**GOAL**
The listing below begins with the first line you should copy; stop after the line containing "const weightHigh = [123.55, 107.09];", and drop every picture.

**PROVIDED DATA**
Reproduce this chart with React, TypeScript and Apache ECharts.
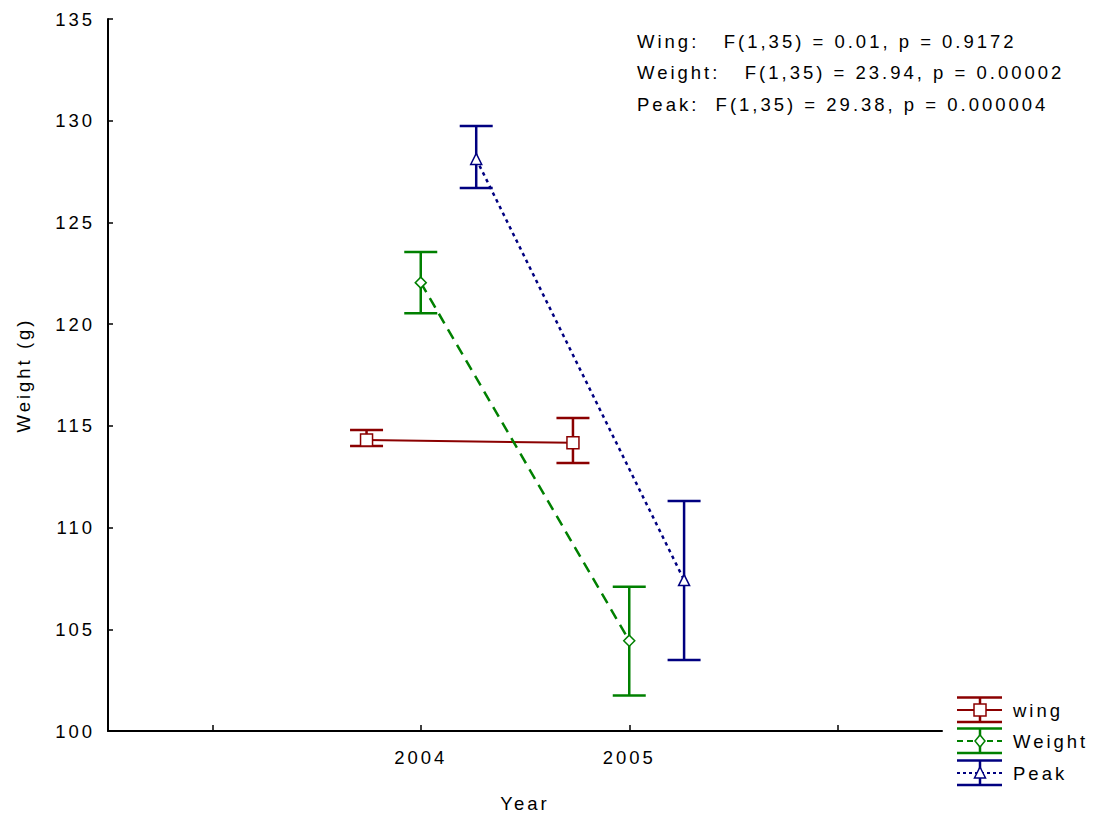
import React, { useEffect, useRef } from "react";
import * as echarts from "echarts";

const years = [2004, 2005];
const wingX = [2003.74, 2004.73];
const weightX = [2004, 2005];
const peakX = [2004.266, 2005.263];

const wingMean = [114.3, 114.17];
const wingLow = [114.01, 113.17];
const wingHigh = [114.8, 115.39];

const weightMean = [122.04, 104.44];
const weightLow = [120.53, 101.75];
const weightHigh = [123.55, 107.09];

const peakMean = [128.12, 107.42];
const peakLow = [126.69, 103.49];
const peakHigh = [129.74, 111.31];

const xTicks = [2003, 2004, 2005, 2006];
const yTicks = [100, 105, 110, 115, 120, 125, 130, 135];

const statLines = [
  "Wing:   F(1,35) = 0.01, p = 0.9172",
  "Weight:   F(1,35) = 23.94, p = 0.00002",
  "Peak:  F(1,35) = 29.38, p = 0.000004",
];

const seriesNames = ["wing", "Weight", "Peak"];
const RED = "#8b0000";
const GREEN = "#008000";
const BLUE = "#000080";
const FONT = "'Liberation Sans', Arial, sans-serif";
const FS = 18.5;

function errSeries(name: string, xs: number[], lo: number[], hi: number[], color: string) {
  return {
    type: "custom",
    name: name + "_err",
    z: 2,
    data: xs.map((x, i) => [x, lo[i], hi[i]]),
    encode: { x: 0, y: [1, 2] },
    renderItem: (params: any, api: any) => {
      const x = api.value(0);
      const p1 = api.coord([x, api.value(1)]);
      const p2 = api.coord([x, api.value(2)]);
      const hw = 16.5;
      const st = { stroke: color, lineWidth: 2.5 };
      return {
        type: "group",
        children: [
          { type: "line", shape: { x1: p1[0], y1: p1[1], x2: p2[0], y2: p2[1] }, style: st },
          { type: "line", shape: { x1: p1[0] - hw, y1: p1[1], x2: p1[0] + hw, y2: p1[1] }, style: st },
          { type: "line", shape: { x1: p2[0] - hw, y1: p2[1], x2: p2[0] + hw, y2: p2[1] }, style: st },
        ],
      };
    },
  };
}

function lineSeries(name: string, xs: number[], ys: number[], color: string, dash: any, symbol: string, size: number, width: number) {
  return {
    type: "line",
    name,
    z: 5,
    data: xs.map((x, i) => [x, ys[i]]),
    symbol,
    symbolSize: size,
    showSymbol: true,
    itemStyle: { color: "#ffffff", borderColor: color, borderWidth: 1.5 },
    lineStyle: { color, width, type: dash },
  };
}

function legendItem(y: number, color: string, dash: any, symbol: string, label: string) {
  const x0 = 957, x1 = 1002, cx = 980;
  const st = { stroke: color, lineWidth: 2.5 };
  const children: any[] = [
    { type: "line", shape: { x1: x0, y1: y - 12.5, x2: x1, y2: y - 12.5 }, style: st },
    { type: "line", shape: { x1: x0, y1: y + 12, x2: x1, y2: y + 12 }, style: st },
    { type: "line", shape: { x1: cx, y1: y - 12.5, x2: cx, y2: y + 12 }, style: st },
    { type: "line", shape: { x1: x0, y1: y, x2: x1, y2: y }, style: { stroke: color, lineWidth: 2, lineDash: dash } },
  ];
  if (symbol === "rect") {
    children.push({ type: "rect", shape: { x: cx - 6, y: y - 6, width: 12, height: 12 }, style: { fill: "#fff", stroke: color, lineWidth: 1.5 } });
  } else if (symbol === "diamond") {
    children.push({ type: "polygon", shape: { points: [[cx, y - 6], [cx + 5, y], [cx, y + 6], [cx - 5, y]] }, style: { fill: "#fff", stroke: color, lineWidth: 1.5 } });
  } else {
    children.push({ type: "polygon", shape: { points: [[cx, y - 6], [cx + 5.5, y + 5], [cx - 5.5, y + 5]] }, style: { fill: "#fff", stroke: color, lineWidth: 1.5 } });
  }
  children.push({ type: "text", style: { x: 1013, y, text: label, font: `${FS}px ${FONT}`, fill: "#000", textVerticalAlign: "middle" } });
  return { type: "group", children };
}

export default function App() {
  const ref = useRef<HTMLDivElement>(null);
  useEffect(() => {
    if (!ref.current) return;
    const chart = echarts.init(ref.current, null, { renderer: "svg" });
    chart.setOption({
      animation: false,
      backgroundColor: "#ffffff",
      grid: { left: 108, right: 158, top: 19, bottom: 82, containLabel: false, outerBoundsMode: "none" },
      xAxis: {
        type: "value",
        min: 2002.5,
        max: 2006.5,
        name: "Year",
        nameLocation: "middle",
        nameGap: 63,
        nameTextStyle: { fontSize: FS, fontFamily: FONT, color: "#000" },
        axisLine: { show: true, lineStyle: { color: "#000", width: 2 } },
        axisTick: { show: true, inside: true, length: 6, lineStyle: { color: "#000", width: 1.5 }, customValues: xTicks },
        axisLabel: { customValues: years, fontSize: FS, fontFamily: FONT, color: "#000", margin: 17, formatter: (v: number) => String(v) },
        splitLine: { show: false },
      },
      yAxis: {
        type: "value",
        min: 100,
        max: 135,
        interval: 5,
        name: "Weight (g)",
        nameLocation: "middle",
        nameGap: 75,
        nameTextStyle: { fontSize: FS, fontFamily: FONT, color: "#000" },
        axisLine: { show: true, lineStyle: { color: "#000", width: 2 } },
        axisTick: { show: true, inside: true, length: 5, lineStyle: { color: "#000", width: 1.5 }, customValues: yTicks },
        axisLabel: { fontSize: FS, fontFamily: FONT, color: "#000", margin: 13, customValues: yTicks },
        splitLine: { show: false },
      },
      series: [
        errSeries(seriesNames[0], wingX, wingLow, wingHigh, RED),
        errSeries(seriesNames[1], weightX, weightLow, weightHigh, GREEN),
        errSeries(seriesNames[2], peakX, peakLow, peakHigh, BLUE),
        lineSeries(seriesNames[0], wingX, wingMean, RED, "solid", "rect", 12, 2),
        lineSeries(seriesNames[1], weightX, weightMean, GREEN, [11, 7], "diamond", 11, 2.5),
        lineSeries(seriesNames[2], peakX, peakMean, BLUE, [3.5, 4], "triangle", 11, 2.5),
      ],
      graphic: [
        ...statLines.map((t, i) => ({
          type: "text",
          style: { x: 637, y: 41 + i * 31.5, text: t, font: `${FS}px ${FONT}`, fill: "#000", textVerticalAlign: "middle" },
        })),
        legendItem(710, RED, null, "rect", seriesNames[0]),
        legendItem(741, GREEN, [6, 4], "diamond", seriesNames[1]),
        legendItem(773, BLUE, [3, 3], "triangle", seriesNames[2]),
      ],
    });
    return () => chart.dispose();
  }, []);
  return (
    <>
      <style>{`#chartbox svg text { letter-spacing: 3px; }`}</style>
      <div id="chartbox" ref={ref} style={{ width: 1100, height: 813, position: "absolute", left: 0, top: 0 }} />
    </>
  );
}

**EXPECTED ANSWER**
Reproduce this chart with React, TypeScript and Apache ECharts.
import React, { useEffect, useRef } from "react";
import * as echarts from "echarts";

const years = [2004, 2005];
const wingX = [2003.74, 2004.73];
const weightX = [2004, 2005];
const peakX = [2004.266, 2005.263];

const wingMean = [114.3, 114.17];
const wingLow = [114.01, 113.17];
const wingHigh = [114.8, 115.39];

const weightMean = [122.04, 104.44];
const weightLow = [120.53, 101.75];
const weightHigh = [123.55, 107.09];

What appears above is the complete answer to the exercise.